My Mother's Day was a quiet one. The husband is almost never home on holiday's because of his line of work, so it is usually just me and the kids. They waited patiently (read walked by my bedroom door about a million times shhshhing each other with "she's still sleeping" and running down the hallway) for me to wake up. Finally, as soon as one of them caught me with my eyes open they jumped on my bed and showered me with the homemade cards and carefully crafted flower vase filled with beautiful tissue paper blooms, my favorite kind, as they will never fade away and die.
After the gift extravaganza, we all went downstairs and my daughter said to me, "I know you are going to make us something really special for breakfast because it's MOTHER'S DAY!!" And so I did.

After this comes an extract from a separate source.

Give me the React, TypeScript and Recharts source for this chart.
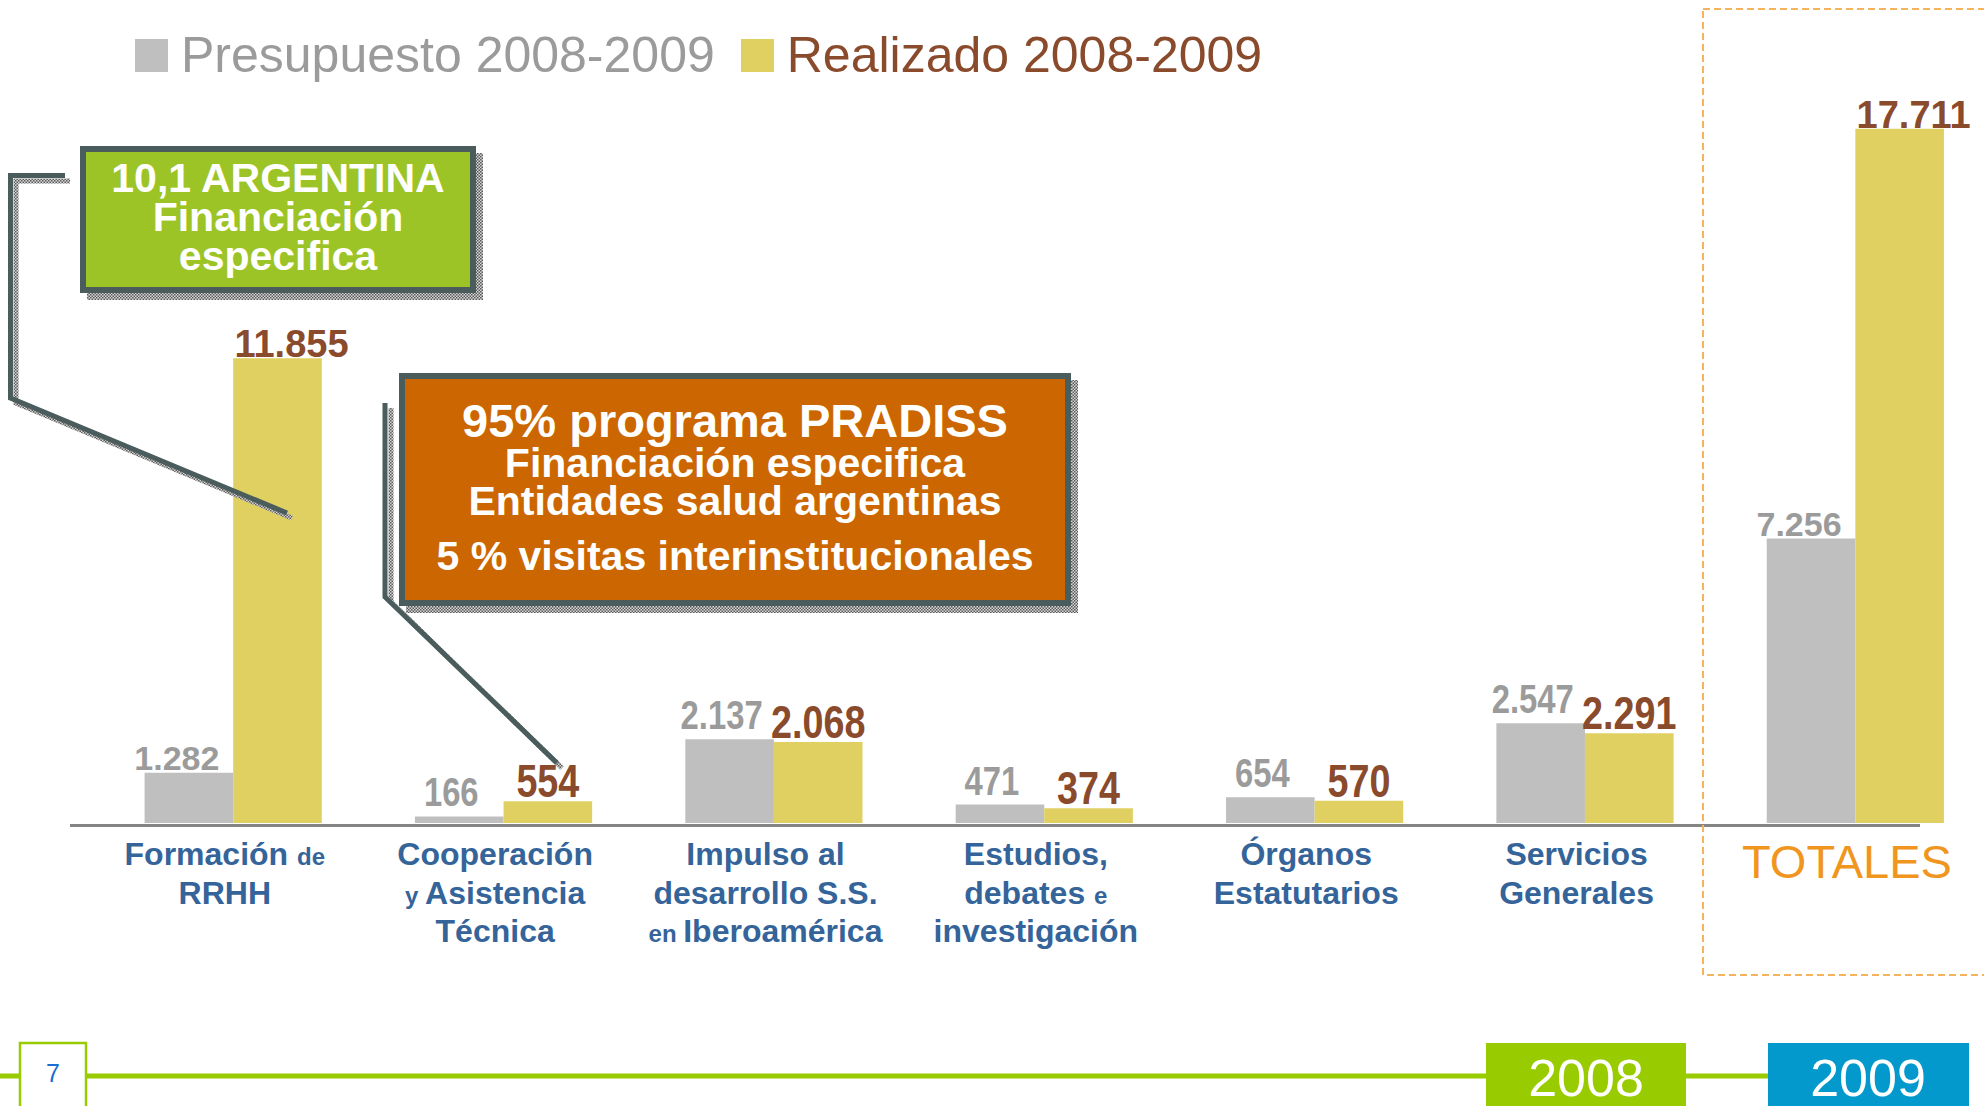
import { Bar, BarChart, LabelList, Legend, XAxis, YAxis } from "recharts";

const CATEGORIES = [
  "Formación de\nRRHH",
  "Cooperación\ny Asistencia\nTécnica",
  "Impulso al\ndesarrollo S.S.\nen Iberoamérica",
  "Estudios,\ndebates e\ninvestigación",
  "Órganos\nEstatutarios",
  "Servicios\nGenerales",
  "TOTALES",
];
const PRESUPUESTO = [1282, 166, 2137, 471, 654, 2547, 7256];
const REALIZADO = [11855, 554, 2068, 374, 570, 2291, 17711];
const SERIES = ["Presupuesto 2008-2009", "Realizado 2008-2009"];
const SMALL_WORDS = ["de", "y", "e", "en"];

const data = CATEGORIES.map((name, i) => ({
  name,
  presupuesto: PRESUPUESTO[i],
  realizado: REALIZADO[i],
}));

const SANS = "'Liberation Sans', Arial, sans-serif";
const NARROW = "'Liberation Sans Narrow', 'Arial Narrow', 'Liberation Sans', sans-serif";
const GRAY = "#bfbfbf";
const YELLOW = "#e0d062";
const BROWN = "#8a4a2c";
const LABEL_GRAY = "#9b9b9b";
const BLUE = "#346499";
const ORANGE = "#f0961e";
const SLATE = "#4a5c5c";
const LIME = "#99cc00";

const fmt = (v: number) => String(v).replace(/\B(?=(\d{3})+(?!\d))/g, ".");
// width of a string in Arial Narrow Bold metrics
const narrowWidth = (s: string, size: number) =>
  [...s].reduce((w, ch) => w + (ch === "." ? 0.228 : 0.456), 0) * size;

function ValueLabel(props: any) {
  const { value, index, kind } = props;
  const vb = props.viewBox ?? {};
  const x = Number(props.x ?? vb.x);
  const y = Number(props.y ?? vb.y);
  const width = Number(props.width ?? vb.width);
  const cx = x + width / 2;
  const text = fmt(Number(value));
  const wide = index === 0 || index === CATEGORIES.length - 1;
  if (kind === "p") {
    if (wide)
      return (
        <text x={cx - 12} y={y - 3} textAnchor="middle" fontFamily={SANS} fontWeight={700} fontSize={34} fill={LABEL_GRAY}>
          {text}
        </text>
      );
    return (
      <text
        x={cx - 8}
        y={y - 10}
        textAnchor="middle"
        fontFamily={NARROW}
        fontWeight={700}
        fontSize={40}
        fill={LABEL_GRAY}
        textLength={narrowWidth(text, 40)}
        lengthAdjust="spacingAndGlyphs"
      >
        {text}
      </text>
    );
  }
  if (wide)
    return (
      <text x={cx + 14} y={y - 1} textAnchor="middle" fontFamily={SANS} fontWeight={700} fontSize={38} fill={BROWN}>
        {text}
      </text>
    );
  return (
    <text
      x={cx}
      y={y - 4}
      textAnchor="middle"
      fontFamily={NARROW}
      fontWeight={700}
      fontSize={46}
      fill={BROWN}
      textLength={narrowWidth(text, 46)}
      lengthAdjust="spacingAndGlyphs"
    >
      {text}
    </text>
  );
}

function CategoryTick({ x, y, payload }: any) {
  const label: string = payload.value;
  if (label === "TOTALES")
    return (
      <text x={x - 8} y={y + 55} textAnchor="middle" fontFamily={SANS} fontSize={47} fill={ORANGE}>
        {label}
      </text>
    );
  const lines = label.split("\n");
  return (
    <g>
      {lines.map((line, i) => {
        const words = line.split(" ");
        return (
          <text key={i} x={x - 8} y={y + 42 + i * 38.5} textAnchor="middle" fontFamily={SANS} fontWeight={700} fill={BLUE}>
            {words.map((w, j) => (
              <tspan key={j} fontSize={SMALL_WORDS.includes(w) ? 24 : 32}>
                {w}
                {j < words.length - 1 ? " " : ""}
              </tspan>
            ))}
          </text>
        );
      })}
    </g>
  );
}

function LegendContent({ payload }: any) {
  const textColors = [LABEL_GRAY, BROWN];
  return (
    <div
      style={{
        display: "flex",
        alignItems: "baseline",
        gap: 26,
        fontFamily: SANS,
        fontSize: 50,
        lineHeight: "50px",
        whiteSpace: "nowrap",
      }}
    >
      {(payload ?? []).map((entry: any, i: number) => (
        <div key={i} style={{ display: "flex", alignItems: "baseline" }}>
          <span style={{ display: "inline-block", width: 33, height: 33, background: entry.color, marginRight: 13 }} />
          <span style={{ color: textColors[i] }}>{entry.value}</span>
        </div>
      ))}
    </div>
  );
}

function Overlay() {
  return (
    <svg width={1984} height={1106} style={{ position: "absolute", left: 0, top: 0, pointerEvents: "none" }}>
      <defs>
        <pattern id="halftone" width="3" height="3" patternUnits="userSpaceOnUse">
          <rect width="3" height="3" fill="#d6d6d6" />
          <rect width="1.5" height="1.5" fill="#5a5a5a" />
          <rect x="1.5" y="1.5" width="1.5" height="1.5" fill="#5a5a5a" />
        </pattern>
      </defs>

      {/* category axis */}
      <line x1={70} x2={1920} y1={825.5} y2={825.5} stroke="#858585" strokeWidth={3} />

      {/* totals frame */}
      <rect x={1703} y={9} width={320} height={966} fill="none" stroke="#f6b35e" strokeWidth={2} strokeDasharray="7 4" />

      {/* green note */}
      <polyline points="70,181 16,181 16,403 292,518" fill="none" stroke="url(#halftone)" strokeWidth={5} />
      <polyline points="65,175.5 10.5,175.5 10.5,398 287,513" fill="none" stroke={SLATE} strokeWidth={5} />
      <rect x={87} y={153} width={396} height={147} fill="url(#halftone)" />
      <rect x={83} y={149} width={390} height={141} fill="#9dc426" stroke={SLATE} strokeWidth={6} />
      <g fontFamily={SANS} fontWeight={700} fontSize={41} fill="#fff" textAnchor="middle">
        <text x={278} y={192}>10,1 ARGENTINA</text>
        <text x={278} y={231}>Financiación</text>
        <text x={278} y={270}>especifica</text>
      </g>

      {/* orange note */}
      <polyline points="391,408 391,602 562,768" fill="none" stroke="url(#halftone)" strokeWidth={5} />
      <polyline points="385,403 385,597 557,763" fill="none" stroke={SLATE} strokeWidth={5} />
      <rect x={406} y={380} width={672} height={233} fill="url(#halftone)" />
      <rect x={402} y={376} width={666} height={227} fill="#cc6600" stroke={SLATE} strokeWidth={6} />
      <g fontFamily={SANS} fontWeight={700} fill="#fff" textAnchor="middle">
        <text x={735} y={437} fontSize={47}>95% programa PRADISS</text>
        <text x={735} y={477} fontSize={41}>Financiación especifica</text>
        <text x={735} y={515} fontSize={41}>Entidades salud argentinas</text>
        <text x={735} y={570} fontSize={41}>5 % visitas interinstitucionales</text>
      </g>

      {/* footer */}
      <line x1={0} x2={1969} y1={1076} y2={1076} stroke={LIME} strokeWidth={5} />
      <rect x={20} y={1043} width={66} height={80} fill="#fff" stroke={LIME} strokeWidth={2.5} />
      <text x={53} y={1082} textAnchor="middle" fontFamily={SANS} fontSize={25} fill="#1c6dd0">7</text>
      <rect x={1486} y={1043} width={200} height={63} fill={LIME} />
      <text x={1586} y={1096} textAnchor="middle" fontFamily={SANS} fontSize={52} fill="#fff">2008</text>
      <rect x={1768} y={1043} width={201} height={63} fill="#0399cc" />
      <text x={1868} y={1096} textAnchor="middle" fontFamily={SANS} fontSize={52} fill="#fff">2009</text>
    </svg>
  );
}

export default function App() {
  return (
    <div style={{ position: "absolute", left: 0, top: 0, width: 1984, height: 1106, overflow: "hidden", background: "#fff" }}>
      <BarChart
        width={2000}
        height={1106}
        data={data}
        margin={{ top: 117.4, right: 9.9, bottom: 0, left: 97.6 }}
        barGap={0}
        barSize={88.6}
      >
        <XAxis
          dataKey="name"
          height={283}
          interval={0}
          axisLine={false}
          tickLine={false}
          tickSize={0}
          tickMargin={0}
          tick={<CategoryTick />}
        />
        <YAxis hide domain={[0, 18000]} />
        <Legend
          layout="horizontal"
          verticalAlign="middle"
          align="center"
          content={<LegendContent />}
          wrapperStyle={{ top: 30, left: 135, width: "auto" }}
        />
        <Bar dataKey="presupuesto" name={SERIES[0]} fill={GRAY} isAnimationActive={false}>
          <LabelList dataKey="presupuesto" content={<ValueLabel kind="p" />} />
        </Bar>
        <Bar dataKey="realizado" name={SERIES[1]} fill={YELLOW} isAnimationActive={false}>
          <LabelList dataKey="realizado" content={<ValueLabel kind="r" />} />
        </Bar>
      </BarChart>
      <Overlay />
    </div>
  );
}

When the husband finally got home, we all headed over to my mom's house to celebrate her. Driving over as I was sitting in the car looking out the window at the familiar sights, my old high school, an old friends street, I suddenly had this panicked feeling in my chest. It was the feeling I get, maybe you know it too, when I am having the dream where I am supposed to be graduating from college and I am told at the last moment that I didn't take this one required course so I will not be allowed to graduate or the one where I fail the big career test( a medical board, the Bar exam, the CPA one, those career tests, I won't say which one I took:)) and I am told I can't take it again for some quirky only in dreams reason, and I am filled with dread, with panic, how am I going to fix this, how can this be happening, and in my dream I start breathing hard, hyperventilating, everything is moving in fast forward and I can do nothing to change it. I have left something out and as much as I want to go back and do it right, I can't. I wake up terrified until I come fully aware that, yep, I had the 'you screwed up your life again', dream and then I can go back to sleep.
That's the feeling I got in the car. The panic. I started thinking in my head, "What?, What is it?, What have I forgotten?" I mentally ran through my list of things I was supposed to bring to my mom's, snacks, presents, cards, and then I realized, FUCK, I had forgotten one of my kids. Jesus H. Christ, I had left one of the kids at home. Holy Shit.
My eyes filled with tears and I took in a sharp breath getting ready to scream to my husband to stop the car but when I looked in the back seat, there were C & C, my two kids sitting and laughing. It was then that it hit me. The child I had left behind, the one I had forgotten, was Caleb. My baby was not with me on Mother's Day and as much as I had tried to block it out, my heart would not let me.
I sat back in the seat and wiped the tears from my eyes. I took deep breaths to try and calm myself. I recovered enough and was able to continue on to my mom's with no one the wiser to my panic attack on the way over.
And so my Mother's Day gift to myself is the knowledge that at any given moment, I can and most likely will be hit with the overwhelming weight of the fact that for the rest of my life, there will always be something missing.
I miss you Caleb, more than even I know.